American microbiologist

Sharon Louise Hillier (born 1954) is an American microbiologist. She is the Richard Sweet Endowed Chair in Reproductive Infectious Disease and vice chair of the department of obstetrics, gynecology and reproductive sciences at the University of Pittsburgh Medical Center (UPMC) and Magee-Women's Research Institute.

==Early life and education==
Hillier was born and raised in Seattle, where she attended Washington State University for her Bachelor of Science and doctoral degrees.

==Career==
While finishing her doctoral degree at Washington State University, Hillier studied the bubonic plague and began to specialize in sexually transmitted diseases. This led her to join the HIV movement led by Polly Harrison and formed the Alliance for Microbicide Development. She co-published a study in 1991 titled Reliability of diagnosing bacterial vaginosis is improved by a standardized method of gram stain interpretation and attended the first White House Conference on HIV and AIDS in 1995 but was met with resistance.

Hillier began teaching at the University of Washington as a research associate professor of obstetrics, gynecology and microbiology, before joining the faculty at the University of Pittsburgh Medical Center in 1995. While at UPMC, Hillier continued her study into HIV and Aids and founded the Microbiocide Trials Network (MTN), an international research program which studies ways to stop transmission of sexually transmitted diseases. After a failed study conducted in 2001 showed nonoxynol did not prevent HIV infections, her project tried studies on spermicides and substances designed to block the entry of viruses into cells, both of which failed. During this time, she was appointed president of the Infectious Diseases Society for Obstetrics and Gynecology and sat on the board of the International Society for Sexually Transmitted Disease Research.

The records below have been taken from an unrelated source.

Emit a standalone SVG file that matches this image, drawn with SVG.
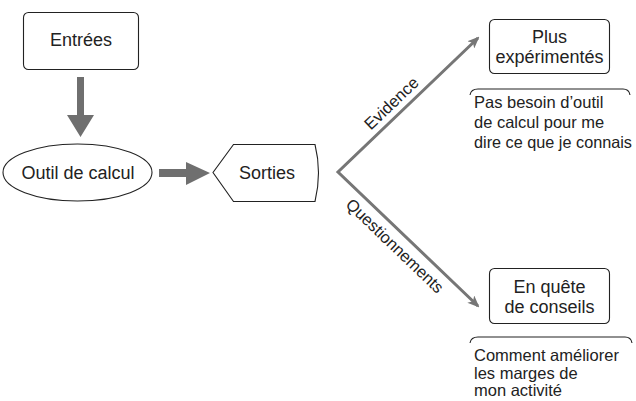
<svg xmlns="http://www.w3.org/2000/svg" width="636" height="401" viewBox="0 0 636 401">
<defs>
<style>
.box{fill:#fff;stroke:#222;stroke-width:1.1}
.nt{font-family:"Liberation Sans",Arial,sans-serif;font-size:18px;fill:#222;text-anchor:middle}
.bt{font-family:"Liberation Sans",Arial,sans-serif;font-size:16.5px;fill:#222}
.lbl{font-family:"Liberation Sans",Arial,sans-serif;font-size:16.5px;fill:#222;text-anchor:middle}
.big{fill:#6f6f6f;stroke:none}
.conn{fill:none;stroke:#767676;stroke-width:3;stroke-linejoin:miter}
.brace{fill:none;stroke:#222;stroke-width:1.1}
</style>
<marker id="ah" viewBox="0 0 12 10" refX="10" refY="5" markerWidth="12" markerHeight="10" markerUnits="userSpaceOnUse" orient="auto-start-reverse">
<path d="M0,0 L12,5 L0,10 L3,5 Z" fill="#767676"/>
</marker>
</defs>
<rect width="636" height="401" fill="#fff"/>
<g id="connectors">
<polygon class="big" points="77,77 84,77 84,115 94,115 80.5,137 67,115 77,115"/>
<polygon class="big" points="159,169 186,169 186,162 210,173 186,185 186,177 159,177"/>
<polyline class="conn" points="478,38 338,172 478,306" marker-start="url(#ah)" marker-end="url(#ah)"/>
<text class="lbl" transform="translate(395.3,107.4) rotate(-43.7)">Evidence</text>
<text class="lbl" transform="translate(391,250) rotate(43.7)" textLength="128" lengthAdjust="spacingAndGlyphs">Questionnements</text>
</g>
<g id="entrees">
<rect class="box" x="23.5" y="12.5" width="115" height="57" rx="5"/>
<text class="nt" x="81" y="46">Entrées</text>
</g>
<g id="outil">
<ellipse class="box" cx="77.5" cy="172.5" rx="74.5" ry="28.5"/>
<text class="nt" x="78" y="179">Outil de calcul</text>
</g>
<g id="sorties">
<path class="box" d="M233.5,144.5 L315,144.5 Q322,172.5 315,201.5 L233.5,201.5 L213,172.5 Z"/>
<text class="nt" x="267" y="179">Sorties</text>
</g>
<g id="plus">
<rect class="box" x="489.5" y="19.5" width="120" height="54" rx="5"/>
<text class="nt" x="549.5" y="43">Plus</text>
<text class="nt" x="549.5" y="63">expérimentés</text>
<path class="brace" d="M470,95 Q471,89 478,89 L623,89 Q629,89 630,95"/>
<text class="bt" x="474" y="108">Pas besoin d’outil</text>
<text class="bt" x="474" y="128">de calcul pour me</text>
<text class="bt" x="474" y="148" textLength="158" lengthAdjust="spacingAndGlyphs">dire ce que je connais</text>
</g>
<g id="quete">
<rect class="box" x="489.5" y="268.5" width="120" height="55" rx="5"/>
<text class="nt" x="549.5" y="293">En quête</text>
<text class="nt" x="549.5" y="313">de conseils</text>
<path class="brace" d="M470,343 Q471,337 478,337 L625,337 Q631,337 632,343"/>
<text class="bt" x="474" y="361">Comment améliorer</text>
<text class="bt" x="474" y="379">les marges de</text>
<text class="bt" x="474" y="396">mon activité</text>
</g>
</svg>
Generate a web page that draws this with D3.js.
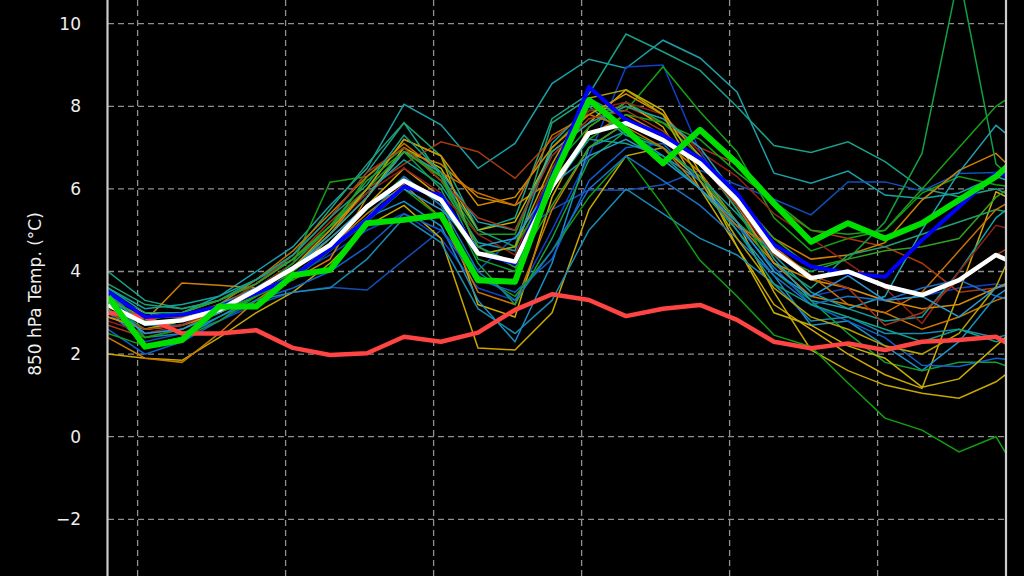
<!DOCTYPE html>
<html>
<head>
<meta charset="utf-8">
<script src="https://cdn.jsdelivr.net/npm/d3@7"></script>
<style>
  html, body { margin: 0; padding: 0; background: #000; }
  svg { display: block; }
</style>
</head>
<body>
<svg id="chart" width="1024" height="576"></svg>
<script>
// lead time of each point (hours, 6-hourly)
const leadHours = [0, 6, 12, 18, 24, 30, 36, 42, 48, 54, 60, 66, 72, 78, 84, 90, 96, 102, 108, 114, 120, 126, 132, 138, 144, 150];
const gridHours = [4.8, 28.8, 52.8, 76.8, 100.8, 124.8];
const yTicks = [-2, 0, 2, 4, 6, 8, 10];

// highlighted series
const ensMean  = [3.19, 2.74, 2.82, 3.07, 3.55, 4.08, 4.64, 5.57, 6.2, 5.73, 4.44, 4.24, 6.05, 7.35, 7.59, 7.18, 6.62, 5.73, 4.5, 3.84, 4.0, 3.65, 3.43, 3.79, 4.4, 4.0];
const detRun   = [3.51, 2.9, 2.95, 3.15, 3.47, 3.87, 4.55, 5.25, 6.05, 5.85, 4.45, 4.2, 6.3, 8.47, 7.67, 7.3, 6.74, 5.89, 4.65, 4.12, 3.96, 3.87, 4.76, 5.57, 6.38, 6.2];
const ctrlRun  = [3.39, 2.18, 2.34, 3.15, 3.15, 3.91, 4.04, 5.17, 5.25, 5.37, 3.79, 3.75, 6.2, 8.15, 7.43, 6.62, 7.43, 6.62, 5.65, 4.72, 5.17, 4.8, 5.17, 5.73, 6.3, 7.1];
const climate  = [3.0, 2.9, 2.5, 2.5, 2.58, 2.15, 1.98, 2.02, 2.42, 2.3, 2.52, 3.07, 3.45, 3.31, 2.92, 3.1, 3.19, 2.83, 2.3, 2.14, 2.26, 2.1, 2.3, 2.34, 2.42, 1.9];

// ensemble members
const memberColors = [
  "#1aa0a8", "#18a088", "#1040c8", "#14a014", "#1050b8", "#a83a10",
  "#c8a800", "#d0a800", "#d08000", "#c87800", "#1a90c8", "#12a0a0",
  "#10a030", "#1060d0", "#902018", "#c8b000", "#20a070", "#d88a00",
  "#1a8ab0", "#18a018", "#12a040", "#10a010", "#c87000", "#20a0b0",
  "#1a70c8", "#b8a000", "#a03818", "#10a088", "#2a98d0", "#30a020"
];
const members = [
  [3.5, 2.9, 3.0, 3.4, 4.0, 4.6, 5.6, 6.5, 8.05, 7.55, 6.5, 7.1, 8.55, 9.14, 8.92, 9.6, 9.17, 8.35, 6.38, 6.14, 6.43, 5.85, 5.77, 5.9, 6.3, 6.0],
  [4.0, 3.3, 3.1, 3.3, 3.8, 4.4, 5.3, 6.4, 7.6, 6.3, 5.0, 5.3, 7.7, 8.3, 9.75, 9.32, 8.87, 7.99, 7.05, 6.88, 7.14, 6.66, 6.01, 5.81, 6.0, 5.6],
  [3.3, 2.5, 2.6, 3.0, 3.5, 3.9, 4.4, 5.0, 5.4, 4.8, 3.6, 3.3, 5.0, 6.8, 8.95, 9.0, 6.9, 5.6, 4.2, 3.4, 3.6, 3.3, 3.4, 3.6, 3.7, 3.5],
  [3.0, 2.6, 2.8, 3.2, 3.6, 4.2, 6.16, 6.3, 7.0, 6.2, 4.9, 4.9, 7.0, 7.9, 7.9, 8.96, 7.87, 6.9, 5.3, 4.5, 4.8, 5.0, 5.9, 6.3, 6.1, 6.0],
  [3.0, 2.3, 2.5, 2.8, 3.2, 3.5, 3.62, 3.55, 4.28, 5.0, 4.03, 4.84, 5.5, 5.98, 5.97, 6.1, 6.45, 6.1, 5.75, 5.37, 6.17, 6.17, 5.95, 6.37, 6.4, 6.2],
  [2.7, 2.4, 2.6, 3.1, 3.7, 4.3, 5.2, 6.0, 6.6, 7.14, 6.9, 6.26, 7.2, 7.9, 8.0, 7.6, 7.0, 6.6, 5.6, 5.0, 4.8, 4.6, 4.2, 3.5, 3.6, 3.8],
  [2.0, 1.9, 1.85, 2.4, 3.0, 3.5, 4.2, 5.1, 5.6, 4.8, 2.15, 2.1, 3.0, 5.5, 6.8, 7.0, 6.2, 5.2, 3.5, 2.1, 1.6, 1.25, 1.05, 0.93, 1.33, 2.0],
  [2.9, 2.6, 2.7, 3.0, 3.4, 4.0, 4.8, 5.6, 6.5, 5.8, 3.2, 2.9, 5.8, 7.5, 8.1, 7.5, 6.0, 4.6, 3.2, 2.6, 2.0, 1.5, 1.17, 3.5, 5.93, 5.5],
  [3.2, 2.8, 3.72, 3.67, 3.6, 3.8, 4.3, 5.8, 6.9, 6.6, 5.8, 5.6, 6.2, 7.3, 7.8, 7.3, 6.6, 5.8, 4.8, 4.3, 4.4, 4.7, 5.73, 6.45, 6.86, 6.0],
  [2.4, 1.9, 1.8, 2.5, 3.3, 3.9, 4.6, 5.4, 6.1, 5.3, 3.5, 3.2, 5.5, 7.0, 7.6, 7.2, 6.4, 5.2, 4.2, 3.4, 3.2, 3.0, 2.6, 2.9, 3.3, 3.6],
  [3.1, 2.2, 2.4, 2.9, 3.4, 3.9, 4.6, 5.3, 5.7, 5.1, 3.3, 2.3, 4.2, 7.0, 7.4, 6.8, 6.2, 5.0, 3.9, 2.7, 2.8, 2.2, 1.6, 2.3, 3.4, 4.0],
  [3.6, 3.1, 3.2, 3.4, 3.8, 4.3, 5.1, 5.9, 6.7, 6.1, 4.7, 4.5, 7.1, 8.0, 7.3, 7.0, 6.3, 5.4, 4.4, 3.5, 3.1, 2.8, 2.9, 4.0, 5.3, 6.0],
  [3.3, 2.9, 3.0, 3.3, 3.7, 4.3, 5.0, 6.3, 7.0, 6.3, 4.3, 4.0, 6.5, 7.5, 8.1, 7.6, 6.8, 5.5, 4.0, 3.3, 2.5, 1.8, 1.6, 1.8, 1.8, 1.5],
  [2.6, 2.0, 2.3, 2.8, 3.3, 3.6, 4.0, 4.6, 5.4, 5.0, 3.8, 3.5, 4.3, 6.2, 7.0, 7.1, 6.2, 5.1, 4.1, 3.2, 2.8, 2.4, 1.73, 1.7, 1.9, 1.8],
  [2.8, 2.5, 2.7, 3.1, 3.6, 4.2, 5.0, 5.9, 6.5, 5.9, 4.9, 4.4, 6.5, 7.9, 8.1, 7.8, 6.9, 6.3, 5.4, 4.8, 4.2, 3.6, 2.74, 4.0, 5.12, 4.9],
  [3.4, 3.0, 2.9, 3.1, 3.5, 4.1, 4.9, 5.8, 7.0, 6.5, 5.0, 5.2, 6.9, 7.6, 8.4, 7.9, 6.4, 4.6, 3.0, 2.7, 2.2, 1.9, 1.2, 1.4, 2.2, 3.0],
  [3.7, 3.2, 3.1, 3.3, 3.7, 4.4, 5.5, 6.6, 7.6, 6.8, 5.0, 4.6, 7.6, 8.2, 7.7, 7.2, 6.7, 5.5, 4.2, 3.6, 4.4, 4.6, 4.9, 5.2, 5.5, 5.3],
  [2.9, 2.6, 2.7, 3.0, 3.5, 4.1, 4.9, 6.0, 7.2, 6.8, 5.6, 5.8, 7.0, 7.8, 8.3, 7.8, 6.8, 5.6, 4.2, 3.8, 3.6, 3.3, 3.1, 3.2, 3.6, 4.0],
  [3.5, 2.4, 2.5, 2.9, 3.3, 3.5, 3.6, 4.3, 5.3, 4.7, 3.1, 2.5, 3.3, 5.0, 6.0, 5.4, 4.8, 4.4, 3.7, 2.8, 2.9, 2.5, 2.5, 2.6, 2.4, 2.6],
  [2.5, 2.2, 2.4, 2.8, 3.4, 4.0, 4.7, 5.5, 6.3, 5.6, 4.4, 4.6, 6.1, 7.2, 7.8, 7.6, 7.2, 6.4, 5.7, 5.0, 4.9, 5.0, 6.0, 7.0, 8.0, 8.6],
  [3.2, 2.6, 2.8, 3.1, 3.5, 4.2, 5.1, 6.0, 6.9, 6.0, 4.2, 3.2, 4.8, 6.7, 7.4, 7.0, 6.3, 5.2, 4.4, 4.0, 4.3, 5.2, 6.86, 11.2, 6.6, 5.8],
  [3.1, 2.4, 2.6, 3.0, 3.4, 3.8, 4.5, 5.2, 6.0, 5.3, 3.9, 3.4, 4.5, 5.8, 6.8, 5.6, 4.27, 3.4, 2.46, 2.18, 1.3, 0.45, 0.16, -0.37, 0.0, -1.5],
  [3.3, 2.9, 2.9, 3.2, 3.8, 4.5, 5.4, 6.3, 7.1, 6.4, 5.9, 5.6, 7.3, 7.8, 7.5, 7.0, 6.0, 5.1, 4.6, 3.9, 3.2, 3.0, 3.5, 4.5, 5.5, 6.0],
  [3.4, 2.7, 2.8, 3.2, 3.6, 4.1, 4.9, 5.8, 6.9, 6.4, 5.2, 5.0, 6.9, 7.6, 8.0, 7.7, 7.0, 5.8, 4.3, 3.3, 3.1, 3.4, 5.0, 6.4, 7.54, 6.8],
  [3.5, 2.7, 2.7, 3.1, 3.6, 4.1, 4.6, 5.3, 6.3, 5.6, 4.0, 3.3, 4.5, 6.0, 6.8, 6.2, 5.6, 4.8, 3.9, 3.2, 3.4, 3.3, 3.6, 3.8, 3.4, 3.2],
  [3.0, 2.6, 2.8, 3.0, 3.5, 4.1, 5.0, 6.0, 7.2, 6.8, 4.4, 4.6, 6.6, 8.2, 8.4, 7.8, 6.2, 4.8, 3.6, 2.9, 2.6, 2.2, 2.0, 2.5, 3.63, 5.6],
  [3.0, 2.6, 2.7, 3.1, 3.7, 4.4, 5.3, 6.4, 7.0, 6.2, 5.3, 5.0, 6.8, 7.7, 7.9, 7.4, 6.6, 5.6, 4.4, 3.9, 3.6, 2.7, 3.0, 3.8, 4.4, 4.9],
  [3.6, 3.0, 3.0, 3.3, 3.8, 4.4, 5.3, 6.1, 7.3, 6.4, 4.6, 4.2, 6.0, 7.2, 7.1, 6.8, 6.0, 5.0, 3.7, 3.2, 2.9, 2.6, 2.3, 2.6, 2.3, 2.5],
  [3.2, 2.5, 2.6, 3.0, 3.5, 4.1, 4.8, 5.6, 6.0, 5.5, 4.6, 4.8, 6.1, 6.8, 7.2, 6.7, 6.0, 5.2, 4.0, 3.4, 3.9, 3.3, 3.4, 2.9, 3.6, 3.9],
  [3.4, 2.8, 3.0, 3.3, 3.7, 4.3, 5.1, 6.2, 6.9, 6.3, 4.6, 4.1, 5.6, 7.0, 7.6, 7.3, 6.7, 5.8, 4.8, 4.1, 4.3, 4.5, 4.6, 4.8, 5.8, 6.4]
];

const svg = d3.select("#chart");
const width = 1024, height = 576;
const left = 108, right = 1006;

svg.append("rect").attr("width", width).attr("height", height).attr("fill", "#000");

const x = d3.scaleLinear().domain([0, 150]).range([108, 1033]);
const y = d3.scaleLinear().domain([0, 10]).range([436.7, 23.7]);

svg.append("defs").append("clipPath").attr("id", "plot-clip")
  .append("rect").attr("x", left).attr("y", -50).attr("width", right - left).attr("height", height + 100);

// grid
const grid = svg.append("g").attr("stroke", "#909090").attr("stroke-width", 1.3).attr("stroke-dasharray", "6,4");
grid.selectAll(".hgrid").data(yTicks).join("line")
  .attr("x1", left).attr("x2", right)
  .attr("y1", d => y(d)).attr("y2", d => y(d));
grid.selectAll(".vgrid").data(gridHours).join("line")
  .attr("x1", d => x(d)).attr("x2", d => x(d))
  .attr("y1", 0).attr("y2", height);

const plot = svg.append("g").attr("clip-path", "url(#plot-clip)");
const line = d3.line().x((d, i) => x(leadHours[i])).y(d => y(d));

plot.selectAll(".member").data(members).join("path")
  .attr("class", "member")
  .attr("fill", "none")
  .attr("stroke", (d, i) => memberColors[i % memberColors.length])
  .attr("stroke-width", 1.5)
  .attr("d", line);

const highlight = [
  { values: climate, color: "#ff4444", w: 4.5 },
  { values: detRun, color: "#0000ff", w: 4 },
  { values: ensMean, color: "#ffffff", w: 4.5 },
  { values: ctrlRun, color: "#00e000", w: 6 }
];
plot.selectAll(".hl").data(highlight).join("path")
  .attr("class", "hl")
  .attr("fill", "none")
  .attr("stroke", d => d.color)
  .attr("stroke-width", d => d.w)
  .attr("stroke-linejoin", "round")
  .attr("d", d => line(d.values));

// spines
svg.append("line").attr("x1", left - 0.5).attr("x2", left - 0.5).attr("y1", 0).attr("y2", height)
  .attr("stroke", "#cccccc").attr("stroke-width", 2.2);
svg.append("line").attr("x1", right).attr("x2", right).attr("y1", 0).attr("y2", height)
  .attr("stroke", "#cccccc").attr("stroke-width", 2.2);

// y tick labels
svg.selectAll(".ytick").data(yTicks).join("text")
  .attr("x", 81).attr("y", d => y(d))
  .attr("dy", "0.35em")
  .attr("text-anchor", "end")
  .attr("fill", "#eeeeee")
  .attr("font-family", "DejaVu Sans")
  .attr("font-size", 17)
  .text(d => d < 0 ? "\u2212" + Math.abs(d) : d);

svg.append("text")
  .attr("transform", "translate(41,294) rotate(-90)")
  .attr("text-anchor", "middle")
  .attr("fill", "#eeeeee")
  .attr("font-family", "DejaVu Sans")
  .attr("font-size", 17)
  .text("850 hPa Temp. (°C)");
</script>
</body>
</html>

In 2009, it was announced that Hillier would lead a National Institutes of Health funded project to identify novel bacteria that might play a role in the development of pelvic inflammatory diseases. She also received the American Sexually Transmitted Diseases Association's Thomas Parran Award during the International Society for Sexually Transmitted Diseases Research (ISSTDR) meeting "for her distinguished contributions to the field of STD research and prevention." The following year, Hillier led a study in five countries of sub-Saharan Africa regarding the effectiveness of topical microbicides and prophylactic use of antiretroviral drugs in preventing the sexual transmission of HIV. One of the studies proved tenofovir gel was successful in preventing HIV infections although it was unable to be reproduced by outside labs.

By 2013, the MTN conducted 13 trials and was granted $70 million to develop and test HIV prevention products. The research was specifically focused on individuals who are having sex with men as they are at the highest risk. During this time, she also served as chair of the NIH Office of AIDS Research Advisory Council. In 2015, Hillier and Lisa Rohan conducted and concluded the first human clinical trials for antiretroviral containing vaginal film products intended to prevent HIV infection. She also sat on the editorial boards of Infectious Diseases in Obstetrics and Gynecology, Reviews in Contemporary Pharmacotherapy, Sexually Transmitted Diseases and Anaerobe. In 2019, Hillier was the recipient of the Pittsburgh Women who Rock Award from the UPMC Health Plan and UPMC Magee-Women's Hospital.

==Personal life==
Hillier and her husband Butch have two children together.